Source material.
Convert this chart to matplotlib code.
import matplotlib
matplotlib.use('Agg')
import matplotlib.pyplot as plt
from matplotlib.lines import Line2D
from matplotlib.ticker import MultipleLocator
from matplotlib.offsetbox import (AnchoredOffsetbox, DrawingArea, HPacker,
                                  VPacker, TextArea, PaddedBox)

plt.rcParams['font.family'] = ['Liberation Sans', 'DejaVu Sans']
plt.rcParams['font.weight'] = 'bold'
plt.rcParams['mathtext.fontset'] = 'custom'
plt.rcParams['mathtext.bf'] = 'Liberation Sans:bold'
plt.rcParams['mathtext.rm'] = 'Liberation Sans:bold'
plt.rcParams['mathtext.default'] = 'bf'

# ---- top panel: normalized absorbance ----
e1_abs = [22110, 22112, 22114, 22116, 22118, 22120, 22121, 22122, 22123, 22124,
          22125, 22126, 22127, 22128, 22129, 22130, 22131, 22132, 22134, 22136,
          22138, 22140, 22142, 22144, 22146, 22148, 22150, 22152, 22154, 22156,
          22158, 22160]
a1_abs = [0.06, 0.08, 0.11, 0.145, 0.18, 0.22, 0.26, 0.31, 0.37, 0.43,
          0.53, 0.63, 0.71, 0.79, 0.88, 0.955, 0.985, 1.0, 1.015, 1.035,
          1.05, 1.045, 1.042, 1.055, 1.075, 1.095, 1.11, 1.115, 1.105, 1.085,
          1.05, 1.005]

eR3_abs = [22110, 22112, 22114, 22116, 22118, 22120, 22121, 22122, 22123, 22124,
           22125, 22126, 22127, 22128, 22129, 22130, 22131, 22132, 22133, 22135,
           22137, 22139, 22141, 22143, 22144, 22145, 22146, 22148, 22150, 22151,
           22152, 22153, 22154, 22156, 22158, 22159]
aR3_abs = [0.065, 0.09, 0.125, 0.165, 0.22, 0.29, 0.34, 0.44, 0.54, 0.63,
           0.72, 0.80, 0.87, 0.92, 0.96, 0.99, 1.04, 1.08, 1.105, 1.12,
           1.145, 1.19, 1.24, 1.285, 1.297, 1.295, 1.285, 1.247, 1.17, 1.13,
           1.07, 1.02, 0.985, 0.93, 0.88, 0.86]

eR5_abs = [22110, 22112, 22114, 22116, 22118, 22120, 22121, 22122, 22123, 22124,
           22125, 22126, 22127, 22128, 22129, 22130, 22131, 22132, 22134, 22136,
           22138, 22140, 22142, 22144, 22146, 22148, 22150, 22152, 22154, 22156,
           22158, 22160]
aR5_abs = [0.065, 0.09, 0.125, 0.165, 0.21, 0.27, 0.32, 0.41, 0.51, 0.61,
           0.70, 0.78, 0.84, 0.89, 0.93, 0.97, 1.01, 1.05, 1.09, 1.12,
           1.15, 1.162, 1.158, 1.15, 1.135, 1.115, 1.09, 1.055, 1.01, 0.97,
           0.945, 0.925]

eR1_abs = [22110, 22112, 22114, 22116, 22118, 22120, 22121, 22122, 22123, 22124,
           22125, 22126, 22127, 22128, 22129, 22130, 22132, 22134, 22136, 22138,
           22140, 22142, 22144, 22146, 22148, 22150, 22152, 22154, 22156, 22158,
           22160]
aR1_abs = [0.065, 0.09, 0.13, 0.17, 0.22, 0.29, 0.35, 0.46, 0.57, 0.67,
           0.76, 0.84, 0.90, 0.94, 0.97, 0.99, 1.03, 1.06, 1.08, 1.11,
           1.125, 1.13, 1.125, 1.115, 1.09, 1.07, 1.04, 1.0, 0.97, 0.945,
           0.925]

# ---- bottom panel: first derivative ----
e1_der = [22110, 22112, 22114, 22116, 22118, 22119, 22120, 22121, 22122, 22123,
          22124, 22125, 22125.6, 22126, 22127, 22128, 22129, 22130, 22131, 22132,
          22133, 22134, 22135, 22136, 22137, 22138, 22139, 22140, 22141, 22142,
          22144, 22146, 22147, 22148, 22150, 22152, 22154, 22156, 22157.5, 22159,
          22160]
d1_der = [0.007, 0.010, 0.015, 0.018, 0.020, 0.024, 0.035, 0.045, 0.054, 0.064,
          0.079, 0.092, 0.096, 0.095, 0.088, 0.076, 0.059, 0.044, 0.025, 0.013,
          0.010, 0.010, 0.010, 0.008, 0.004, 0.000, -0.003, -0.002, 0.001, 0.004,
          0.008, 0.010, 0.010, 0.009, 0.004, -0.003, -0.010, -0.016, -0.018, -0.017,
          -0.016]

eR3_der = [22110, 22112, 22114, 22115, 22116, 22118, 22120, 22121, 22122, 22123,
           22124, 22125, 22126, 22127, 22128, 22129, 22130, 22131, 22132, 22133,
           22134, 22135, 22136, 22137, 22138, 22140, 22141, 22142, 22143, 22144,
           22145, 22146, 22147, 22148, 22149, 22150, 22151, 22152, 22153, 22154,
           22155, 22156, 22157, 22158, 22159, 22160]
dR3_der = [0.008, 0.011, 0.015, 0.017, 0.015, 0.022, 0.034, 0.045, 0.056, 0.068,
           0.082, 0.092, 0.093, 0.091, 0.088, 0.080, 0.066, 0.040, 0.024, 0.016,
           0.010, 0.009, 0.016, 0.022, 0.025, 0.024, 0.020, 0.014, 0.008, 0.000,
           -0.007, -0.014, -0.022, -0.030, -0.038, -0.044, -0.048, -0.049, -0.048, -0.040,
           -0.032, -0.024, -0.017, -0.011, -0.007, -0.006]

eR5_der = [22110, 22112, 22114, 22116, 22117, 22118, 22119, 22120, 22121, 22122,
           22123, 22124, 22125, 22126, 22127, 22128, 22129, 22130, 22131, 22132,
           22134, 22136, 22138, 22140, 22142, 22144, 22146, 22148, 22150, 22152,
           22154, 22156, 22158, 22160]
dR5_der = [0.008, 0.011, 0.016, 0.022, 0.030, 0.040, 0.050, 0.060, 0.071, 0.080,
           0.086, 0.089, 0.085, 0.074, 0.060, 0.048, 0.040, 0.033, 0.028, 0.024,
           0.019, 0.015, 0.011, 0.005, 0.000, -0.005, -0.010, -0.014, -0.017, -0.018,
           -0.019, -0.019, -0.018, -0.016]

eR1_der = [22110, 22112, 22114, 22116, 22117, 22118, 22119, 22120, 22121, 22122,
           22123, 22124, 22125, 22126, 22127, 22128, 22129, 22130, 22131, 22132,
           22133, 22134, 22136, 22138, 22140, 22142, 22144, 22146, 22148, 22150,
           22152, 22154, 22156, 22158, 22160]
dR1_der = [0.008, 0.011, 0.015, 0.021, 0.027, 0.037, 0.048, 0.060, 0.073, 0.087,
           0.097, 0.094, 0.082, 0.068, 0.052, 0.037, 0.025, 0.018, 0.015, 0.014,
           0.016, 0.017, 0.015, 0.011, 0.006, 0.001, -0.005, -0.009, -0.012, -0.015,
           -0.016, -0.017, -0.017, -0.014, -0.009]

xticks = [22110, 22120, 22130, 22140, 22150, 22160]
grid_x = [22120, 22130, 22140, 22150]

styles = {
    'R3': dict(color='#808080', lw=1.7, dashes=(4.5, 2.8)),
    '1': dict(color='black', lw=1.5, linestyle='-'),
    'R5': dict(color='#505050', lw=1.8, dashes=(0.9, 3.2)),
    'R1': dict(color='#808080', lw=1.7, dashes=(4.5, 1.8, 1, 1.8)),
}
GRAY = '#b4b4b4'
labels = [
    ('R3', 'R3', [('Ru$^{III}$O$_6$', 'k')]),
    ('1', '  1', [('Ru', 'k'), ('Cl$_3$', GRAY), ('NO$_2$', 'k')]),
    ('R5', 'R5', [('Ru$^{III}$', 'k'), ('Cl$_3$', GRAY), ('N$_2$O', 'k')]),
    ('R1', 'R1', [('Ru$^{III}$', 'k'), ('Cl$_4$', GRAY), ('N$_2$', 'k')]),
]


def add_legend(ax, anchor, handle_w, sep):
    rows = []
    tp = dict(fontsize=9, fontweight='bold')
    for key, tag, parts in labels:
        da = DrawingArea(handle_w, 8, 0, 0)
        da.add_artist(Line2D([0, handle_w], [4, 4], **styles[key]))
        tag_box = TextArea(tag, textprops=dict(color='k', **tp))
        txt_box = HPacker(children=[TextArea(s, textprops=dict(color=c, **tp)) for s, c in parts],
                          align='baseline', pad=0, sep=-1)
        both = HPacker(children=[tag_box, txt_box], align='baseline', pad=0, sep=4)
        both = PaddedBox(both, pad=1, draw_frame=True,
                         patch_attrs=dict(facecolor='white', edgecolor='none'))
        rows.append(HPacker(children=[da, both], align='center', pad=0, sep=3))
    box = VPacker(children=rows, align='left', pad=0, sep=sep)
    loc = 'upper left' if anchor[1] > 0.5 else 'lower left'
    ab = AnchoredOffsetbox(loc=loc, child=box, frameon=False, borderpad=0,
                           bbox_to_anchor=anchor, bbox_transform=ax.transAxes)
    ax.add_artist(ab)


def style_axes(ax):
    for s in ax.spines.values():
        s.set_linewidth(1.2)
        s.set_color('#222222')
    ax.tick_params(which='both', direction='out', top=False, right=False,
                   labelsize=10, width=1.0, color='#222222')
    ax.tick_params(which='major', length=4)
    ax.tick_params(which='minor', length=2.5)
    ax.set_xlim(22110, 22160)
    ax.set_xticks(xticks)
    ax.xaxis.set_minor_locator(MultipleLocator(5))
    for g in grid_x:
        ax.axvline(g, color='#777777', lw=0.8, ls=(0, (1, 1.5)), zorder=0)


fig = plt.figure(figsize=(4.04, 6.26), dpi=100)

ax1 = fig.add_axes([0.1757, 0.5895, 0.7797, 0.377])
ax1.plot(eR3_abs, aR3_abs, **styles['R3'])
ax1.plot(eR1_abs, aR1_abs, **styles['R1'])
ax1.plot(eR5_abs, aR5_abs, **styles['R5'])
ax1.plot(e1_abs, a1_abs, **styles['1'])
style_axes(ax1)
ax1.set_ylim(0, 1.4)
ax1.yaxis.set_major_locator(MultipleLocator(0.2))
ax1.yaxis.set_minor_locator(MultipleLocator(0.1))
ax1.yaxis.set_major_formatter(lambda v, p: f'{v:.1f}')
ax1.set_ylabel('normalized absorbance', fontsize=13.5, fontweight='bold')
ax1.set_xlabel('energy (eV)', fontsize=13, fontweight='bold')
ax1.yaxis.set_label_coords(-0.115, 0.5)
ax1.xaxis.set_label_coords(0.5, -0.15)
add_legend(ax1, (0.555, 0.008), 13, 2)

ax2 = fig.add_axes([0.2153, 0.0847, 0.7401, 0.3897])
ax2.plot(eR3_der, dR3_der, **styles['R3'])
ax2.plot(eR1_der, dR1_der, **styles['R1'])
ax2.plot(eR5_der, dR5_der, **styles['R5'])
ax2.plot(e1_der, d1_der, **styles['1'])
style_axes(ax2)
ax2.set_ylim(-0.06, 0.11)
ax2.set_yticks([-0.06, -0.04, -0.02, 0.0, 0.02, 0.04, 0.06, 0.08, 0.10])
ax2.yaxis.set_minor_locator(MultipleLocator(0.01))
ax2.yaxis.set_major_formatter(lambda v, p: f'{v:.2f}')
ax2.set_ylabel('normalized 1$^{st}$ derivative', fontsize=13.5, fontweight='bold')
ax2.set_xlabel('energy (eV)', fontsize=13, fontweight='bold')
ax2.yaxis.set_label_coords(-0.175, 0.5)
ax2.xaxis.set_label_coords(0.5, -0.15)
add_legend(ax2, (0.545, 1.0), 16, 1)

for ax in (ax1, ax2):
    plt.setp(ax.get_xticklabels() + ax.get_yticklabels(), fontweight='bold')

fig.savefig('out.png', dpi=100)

Stated task. Identify the lines above with the word "matplotlib". Copy them.

Solved problem.
Convert this chart to matplotlib code.
import matplotlib
matplotlib.use('Agg')
import matplotlib.pyplot as plt
from matplotlib.lines import Line2D
from matplotlib.ticker import MultipleLocator
from matplotlib.offsetbox import (AnchoredOffsetbox, DrawingArea, HPacker,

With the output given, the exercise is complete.